I agree that criteria matter too. As an analogy: even if Borda has a
better VSE than Schulze, I much prefer to have the majority criterion of
the latter.
> Take the following approval ballots:
>
> 99: ABC
> 99: ABD
> 1: C
> 1: D
>
> With two to elect, arguably CD is the most proportional result (and this
> is what Phragmen philosophy prefers). However, C and D each have just
> 50% of the support, whereas A and B each have 99%. The 99s in the
> ballots could be increased arbitrarily and you'd get the same thing.
> This is why Phragmen-based methods tend to be only weakly monotonic.
What kind of monotonicity does the example show the limits of? It
doesn't seem to be mono-raise or mono-add-top.
> I've written about optimal proportionality before, but if you are
> allowed to elect any number of candidates with any amount of weight
> (rather than having a fixed number with equal weight), then optimal PAV
> and COWPEA both have some very nice properties, including a strong
> degree of monotonicity and passing independence of irrelevant ballots.

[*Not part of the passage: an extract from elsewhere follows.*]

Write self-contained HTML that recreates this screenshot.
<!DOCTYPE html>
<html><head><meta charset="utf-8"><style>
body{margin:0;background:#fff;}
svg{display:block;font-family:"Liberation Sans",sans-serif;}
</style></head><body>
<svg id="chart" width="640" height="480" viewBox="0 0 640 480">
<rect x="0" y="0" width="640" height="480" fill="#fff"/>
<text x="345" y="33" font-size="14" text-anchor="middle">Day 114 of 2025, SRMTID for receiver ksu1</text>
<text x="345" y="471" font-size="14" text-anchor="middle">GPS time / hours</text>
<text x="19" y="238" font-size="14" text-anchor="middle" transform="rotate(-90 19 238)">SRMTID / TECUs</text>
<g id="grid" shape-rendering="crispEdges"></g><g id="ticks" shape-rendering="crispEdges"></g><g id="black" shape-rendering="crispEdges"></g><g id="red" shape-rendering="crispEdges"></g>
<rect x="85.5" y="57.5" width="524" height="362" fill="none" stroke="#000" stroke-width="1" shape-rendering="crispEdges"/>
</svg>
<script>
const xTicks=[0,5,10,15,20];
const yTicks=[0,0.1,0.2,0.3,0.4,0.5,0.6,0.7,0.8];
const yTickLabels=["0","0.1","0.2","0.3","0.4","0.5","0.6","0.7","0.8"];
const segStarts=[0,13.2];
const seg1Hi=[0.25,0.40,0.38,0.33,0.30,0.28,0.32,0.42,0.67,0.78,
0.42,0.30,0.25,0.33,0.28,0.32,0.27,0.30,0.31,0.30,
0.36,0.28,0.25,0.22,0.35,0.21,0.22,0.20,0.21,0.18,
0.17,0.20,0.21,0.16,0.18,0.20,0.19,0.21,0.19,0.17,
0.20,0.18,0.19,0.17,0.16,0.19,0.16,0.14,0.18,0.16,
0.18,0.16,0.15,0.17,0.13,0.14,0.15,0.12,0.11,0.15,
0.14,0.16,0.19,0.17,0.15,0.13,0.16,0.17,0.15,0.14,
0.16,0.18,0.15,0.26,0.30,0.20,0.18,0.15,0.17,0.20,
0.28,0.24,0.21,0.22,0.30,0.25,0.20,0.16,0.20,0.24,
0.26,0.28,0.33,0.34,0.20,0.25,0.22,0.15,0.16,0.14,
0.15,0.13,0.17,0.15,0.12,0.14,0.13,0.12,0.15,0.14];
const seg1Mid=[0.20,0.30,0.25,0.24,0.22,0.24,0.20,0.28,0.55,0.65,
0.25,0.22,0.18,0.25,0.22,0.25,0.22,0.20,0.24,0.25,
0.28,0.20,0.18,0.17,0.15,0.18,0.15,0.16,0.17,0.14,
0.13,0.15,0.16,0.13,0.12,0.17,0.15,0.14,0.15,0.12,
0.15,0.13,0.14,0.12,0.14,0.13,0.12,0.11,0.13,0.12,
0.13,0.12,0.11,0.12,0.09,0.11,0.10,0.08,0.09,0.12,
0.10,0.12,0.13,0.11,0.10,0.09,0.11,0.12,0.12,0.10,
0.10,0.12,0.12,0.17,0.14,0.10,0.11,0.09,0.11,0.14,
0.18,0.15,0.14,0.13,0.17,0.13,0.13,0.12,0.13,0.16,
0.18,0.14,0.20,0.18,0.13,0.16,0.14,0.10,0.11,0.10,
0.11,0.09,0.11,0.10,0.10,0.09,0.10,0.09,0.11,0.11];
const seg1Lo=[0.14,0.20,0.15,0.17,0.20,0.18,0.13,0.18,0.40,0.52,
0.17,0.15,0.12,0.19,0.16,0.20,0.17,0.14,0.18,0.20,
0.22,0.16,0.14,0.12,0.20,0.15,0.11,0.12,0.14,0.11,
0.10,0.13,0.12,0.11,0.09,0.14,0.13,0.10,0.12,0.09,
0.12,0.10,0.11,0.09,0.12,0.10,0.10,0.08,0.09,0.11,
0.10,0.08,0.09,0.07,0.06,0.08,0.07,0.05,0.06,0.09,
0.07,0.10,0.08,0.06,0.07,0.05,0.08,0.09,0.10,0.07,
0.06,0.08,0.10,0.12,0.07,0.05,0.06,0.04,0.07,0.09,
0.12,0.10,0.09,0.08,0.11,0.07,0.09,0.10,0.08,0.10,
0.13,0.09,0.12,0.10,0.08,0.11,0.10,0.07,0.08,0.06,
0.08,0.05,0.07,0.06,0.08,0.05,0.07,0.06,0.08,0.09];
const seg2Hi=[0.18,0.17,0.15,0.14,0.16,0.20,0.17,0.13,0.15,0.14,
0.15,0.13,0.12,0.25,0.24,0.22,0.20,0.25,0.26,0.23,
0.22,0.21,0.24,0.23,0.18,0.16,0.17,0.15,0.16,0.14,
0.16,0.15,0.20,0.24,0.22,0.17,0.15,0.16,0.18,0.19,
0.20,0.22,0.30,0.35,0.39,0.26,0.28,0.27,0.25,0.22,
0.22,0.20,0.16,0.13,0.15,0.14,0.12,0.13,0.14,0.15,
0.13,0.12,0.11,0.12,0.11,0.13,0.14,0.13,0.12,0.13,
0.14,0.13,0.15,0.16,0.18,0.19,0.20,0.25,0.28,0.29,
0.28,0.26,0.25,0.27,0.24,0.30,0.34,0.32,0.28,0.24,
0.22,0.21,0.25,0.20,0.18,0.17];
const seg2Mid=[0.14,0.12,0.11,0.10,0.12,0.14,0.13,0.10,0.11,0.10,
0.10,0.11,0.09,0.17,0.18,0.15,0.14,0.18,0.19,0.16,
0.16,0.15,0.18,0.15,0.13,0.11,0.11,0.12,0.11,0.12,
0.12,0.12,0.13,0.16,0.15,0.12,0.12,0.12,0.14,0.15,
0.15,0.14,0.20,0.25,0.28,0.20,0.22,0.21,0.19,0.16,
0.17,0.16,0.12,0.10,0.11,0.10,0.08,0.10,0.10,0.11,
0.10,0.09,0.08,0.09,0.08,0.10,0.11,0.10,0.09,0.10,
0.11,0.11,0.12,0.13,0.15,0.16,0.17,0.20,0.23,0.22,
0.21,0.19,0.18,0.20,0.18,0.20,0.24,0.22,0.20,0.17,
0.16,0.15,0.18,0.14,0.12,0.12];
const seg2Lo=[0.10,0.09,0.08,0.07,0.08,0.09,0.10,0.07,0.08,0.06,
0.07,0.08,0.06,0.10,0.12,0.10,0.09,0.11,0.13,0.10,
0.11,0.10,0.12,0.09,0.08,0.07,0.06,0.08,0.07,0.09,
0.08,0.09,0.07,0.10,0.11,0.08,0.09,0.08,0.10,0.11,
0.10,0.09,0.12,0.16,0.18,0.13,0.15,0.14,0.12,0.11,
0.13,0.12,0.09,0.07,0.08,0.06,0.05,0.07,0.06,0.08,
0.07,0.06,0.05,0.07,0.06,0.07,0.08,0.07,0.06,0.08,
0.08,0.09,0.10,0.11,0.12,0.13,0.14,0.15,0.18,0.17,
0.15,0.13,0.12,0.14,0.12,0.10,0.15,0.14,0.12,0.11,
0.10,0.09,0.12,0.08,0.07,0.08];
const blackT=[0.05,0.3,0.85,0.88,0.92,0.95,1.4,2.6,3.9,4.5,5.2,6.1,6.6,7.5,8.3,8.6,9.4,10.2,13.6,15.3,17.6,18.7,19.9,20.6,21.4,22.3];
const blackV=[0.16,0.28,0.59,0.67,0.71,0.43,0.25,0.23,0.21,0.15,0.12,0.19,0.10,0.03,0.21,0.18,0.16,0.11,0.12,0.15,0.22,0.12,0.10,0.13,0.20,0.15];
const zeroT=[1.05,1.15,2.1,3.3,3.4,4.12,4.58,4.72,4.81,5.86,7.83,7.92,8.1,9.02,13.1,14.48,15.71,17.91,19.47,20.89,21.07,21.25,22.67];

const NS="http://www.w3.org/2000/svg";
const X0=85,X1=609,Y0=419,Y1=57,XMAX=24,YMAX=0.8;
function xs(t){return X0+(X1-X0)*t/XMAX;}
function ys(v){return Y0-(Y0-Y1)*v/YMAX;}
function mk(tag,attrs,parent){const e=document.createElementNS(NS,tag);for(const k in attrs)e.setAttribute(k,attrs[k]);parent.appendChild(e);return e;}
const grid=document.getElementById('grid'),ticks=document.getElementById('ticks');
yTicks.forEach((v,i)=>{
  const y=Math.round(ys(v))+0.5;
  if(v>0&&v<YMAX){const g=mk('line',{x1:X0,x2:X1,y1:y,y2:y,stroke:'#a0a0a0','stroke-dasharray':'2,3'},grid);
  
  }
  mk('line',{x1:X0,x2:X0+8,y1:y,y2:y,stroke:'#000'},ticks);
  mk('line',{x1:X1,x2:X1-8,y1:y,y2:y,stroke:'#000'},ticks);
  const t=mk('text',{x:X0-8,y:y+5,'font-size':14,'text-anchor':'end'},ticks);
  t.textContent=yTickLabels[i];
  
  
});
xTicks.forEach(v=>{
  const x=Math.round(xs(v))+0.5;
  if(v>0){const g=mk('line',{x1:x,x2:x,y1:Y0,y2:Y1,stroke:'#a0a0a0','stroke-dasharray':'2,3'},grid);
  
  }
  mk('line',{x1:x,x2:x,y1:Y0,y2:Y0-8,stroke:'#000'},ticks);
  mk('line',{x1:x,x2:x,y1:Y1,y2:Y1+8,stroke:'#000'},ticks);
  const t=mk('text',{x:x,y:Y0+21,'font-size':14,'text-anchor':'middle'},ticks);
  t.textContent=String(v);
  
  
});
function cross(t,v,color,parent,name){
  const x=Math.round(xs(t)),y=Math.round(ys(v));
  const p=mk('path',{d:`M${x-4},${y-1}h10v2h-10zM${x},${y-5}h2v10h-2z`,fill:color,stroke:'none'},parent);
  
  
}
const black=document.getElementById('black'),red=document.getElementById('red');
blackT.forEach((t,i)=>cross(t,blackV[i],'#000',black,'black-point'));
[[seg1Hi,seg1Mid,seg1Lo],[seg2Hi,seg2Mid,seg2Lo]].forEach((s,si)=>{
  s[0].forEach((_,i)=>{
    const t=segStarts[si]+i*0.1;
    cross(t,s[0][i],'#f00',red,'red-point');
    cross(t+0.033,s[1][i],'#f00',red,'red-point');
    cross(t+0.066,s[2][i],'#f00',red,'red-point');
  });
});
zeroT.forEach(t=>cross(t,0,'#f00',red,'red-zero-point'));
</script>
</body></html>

> They differ slightly in their "philosophy" so can produce different
> results, but I see them as possibly the only two contenders for the
> "ultimate" in optimal PR.
In a ranked setting, if you're allowed to elect any number of candidates
with any weight, then electing everybody's first preference can be
strategy-proof (by Duggan-Schwartz). It would also be optimal by
Chamberlin-Courant - every candidate would be assigned every voter
voting that candidate first, with weight equal to their proportion. So I
would imagine "elect any number with any weight" to be a setting where
it's relatively easy to do well.
> But the bottom line is that there is no known method that keeps all the
> nice properties you'd want for all deterministic elections where a fixed
> number of candidates are to be elected with equal weight. Some
> compromise is likely to always be needed. It's not that surprising since
> proportionality and monotonicity are essentially orthogonal things, and
> it's not a priori obvious that they could be perfectly combined in a
> non-arbitrary and clean way. It seems they can be anyway for optimal PR
> (with two nice methods - an embarrassment of riches) but not for fixed
> candidates with equal weight.
How is proportionality and monotonicity incompatible in the fixed
candidates setting? It would seem to me that if A is on the winning
council and someone ranks or rates A higher, then it's possible to
ensure that A still wins without having to compromise proportionality.